[start of Given information]
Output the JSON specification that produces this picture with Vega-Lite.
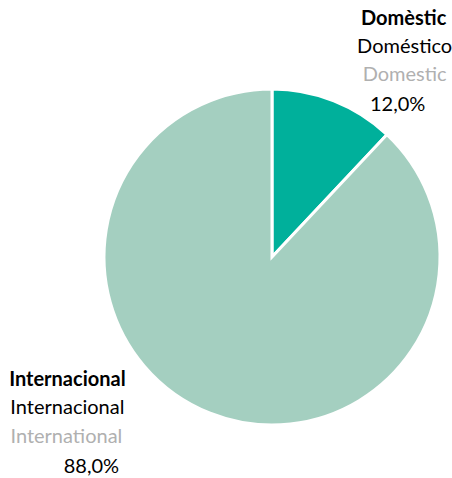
{
  "$schema": "https://vega.github.io/schema/vega-lite/v6.json",
  "autosize": {"type": "none"},
  "width": 336,
  "height": 336,
  "padding": {"left": 104, "top": 89, "right": 12, "bottom": 53},
  "background": "white",
  "config": {
    "view": {"stroke": null},
    "locale": {
      "number": {"decimal": ",", "thousands": ".", "grouping": [3], "currency": ["", " €"]}
    },
    "text": {"font": "Lato", "fontSize": 20}
  },
  "data": {
    "values": [
      {"cat": "Domèstic", "es": "Doméstico", "en": "Domestic", "share": 0.12},
      {"cat": "Internacional", "es": "Internacional", "en": "International", "share": 0.88}
    ]
  },
  "encoding": {
    "theta": {"field": "share", "type": "quantitative", "stack": true}
  },
  "layer": [
    {
      "mark": {"type": "arc", "outerRadius": 168, "stroke": "white", "strokeWidth": 3},
      "encoding": {
        "color": {
          "field": "cat",
          "type": "nominal",
          "scale": {"domain": ["Domèstic", "Internacional"], "range": ["#00B09B", "#A4CFC0"]},
          "legend": null
        }
      }
    },
    {
      "mark": {
        "type": "text", "radius": 200, "align": "center", "baseline": "alphabetic",
        "fontWeight": "bold", "color": "#000000",
        "dx": {"expr": "datum.cat === 'Domèstic' ? 58 : -131"},
        "dy": {"expr": "datum.cat === 'Domèstic' ? -46 : -57"}
      },
      "encoding": {"text": {"field": "cat"}}
    },
    {
      "mark": {
        "type": "text", "radius": 200, "align": "center", "baseline": "alphabetic",
        "color": "#000000",
        "dx": {"expr": "datum.cat === 'Domèstic' ? 59 : -131"},
        "dy": {"expr": "datum.cat === 'Domèstic' ? -18 : -29"}
      },
      "encoding": {"text": {"field": "es"}}
    },
    {
      "mark": {
        "type": "text", "radius": 200, "align": "center", "baseline": "alphabetic",
        "color": "#B0B0B0",
        "dx": {"expr": "datum.cat === 'Domèstic' ? 59 : -132"},
        "dy": {"expr": "datum.cat === 'Domèstic' ? 10 : 0"}
      },
      "encoding": {"text": {"field": "en"}}
    },
    {
      "mark": {
        "type": "text", "radius": 200, "align": "center", "baseline": "alphabetic",
        "color": "#000000",
        "dx": {"expr": "datum.cat === 'Domèstic' ? 52 : -107"},
        "dy": {"expr": "datum.cat === 'Domèstic' ? 40 : 30"}
      },
      "encoding": {"text": {"field": "share", "type": "quantitative", "format": ".1%"}}
    }
  ]
}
[end of Given information]
Problem to work on: Copy the listing word for word, excluding its pictures.

Solution to the exercise:
Output the JSON specification that produces this picture with Vega-Lite.
{
  "$schema": "https://vega.github.io/schema/vega-lite/v6.json",
  "autosize": {"type": "none"},
  "width": 336,
  "height": 336,
  "padding": {"left": 104, "top": 89, "right": 12, "bottom": 53},
  "background": "white",
  "config": {
    "view": {"stroke": null},
    "locale": {
      "number": {"decimal": ",", "thousands": ".", "grouping": [3], "currency": ["", " €"]}
    },
    "text": {"font": "Lato", "fontSize": 20}
  },
  "data": {
    "values": [
      {"cat": "Domèstic", "es": "Doméstico", "en": "Domestic", "share": 0.12},
      {"cat": "Internacional", "es": "Internacional", "en": "International", "share": 0.88}
    ]
  },
  "encoding": {
    "theta": {"field": "share", "type": "quantitative", "stack": true}
  },
  "layer": [
    {
      "mark": {"type": "arc", "outerRadius": 168, "stroke": "white", "strokeWidth": 3},
      "encoding": {
        "color": {
          "field": "cat",
          "type": "nominal",
          "scale": {"domain": ["Domèstic", "Internacional"], "range": ["#00B09B", "#A4CFC0"]},
          "legend": null
        }
      }
    },
    {
      "mark": {
        "type": "text", "radius": 200, "align": "center", "baseline": "alphabetic",
        "fontWeight": "bold", "color": "#000000",
        "dx": {"expr": "datum.cat === 'Domèstic' ? 58 : -131"},
        "dy": {"expr": "datum.cat === 'Domèstic' ? -46 : -57"}
      },
      "encoding": {"text": {"field": "cat"}}
    },
    {
      "mark": {
        "type": "text", "radius": 200, "align": "center", "baseline": "alphabetic",
        "color": "#000000",
        "dx": {"expr": "datum.cat === 'Domèstic' ? 59 : -131"},
        "dy": {"expr": "datum.cat === 'Domèstic' ? -18 : -29"}
      },
      "encoding": {"text": {"field": "es"}}
    },
    {
      "mark": {
        "type": "text", "radius": 200, "align": "center", "baseline": "alphabetic",
        "color": "#B0B0B0",
        "dx": {"expr": "datum.cat === 'Domèstic' ? 59 : -132"},
        "dy": {"expr": "datum.cat === 'Domèstic' ? 10 : 0"}
      },
      "encoding": {"text": {"field": "en"}}
    },
    {
      "mark": {
        "type": "text", "radius": 200, "align": "center", "baseline": "alphabetic",
        "color": "#000000",
        "dx": {"expr": "datum.cat === 'Domèstic' ? 52 : -107"},
        "dy": {"expr": "datum.cat === 'Domèstic' ? 40 : 30"}
      },
      "encoding": {"text": {"field": "share", "type": "quantitative", "format": ".1%"}}
    }
  ]
}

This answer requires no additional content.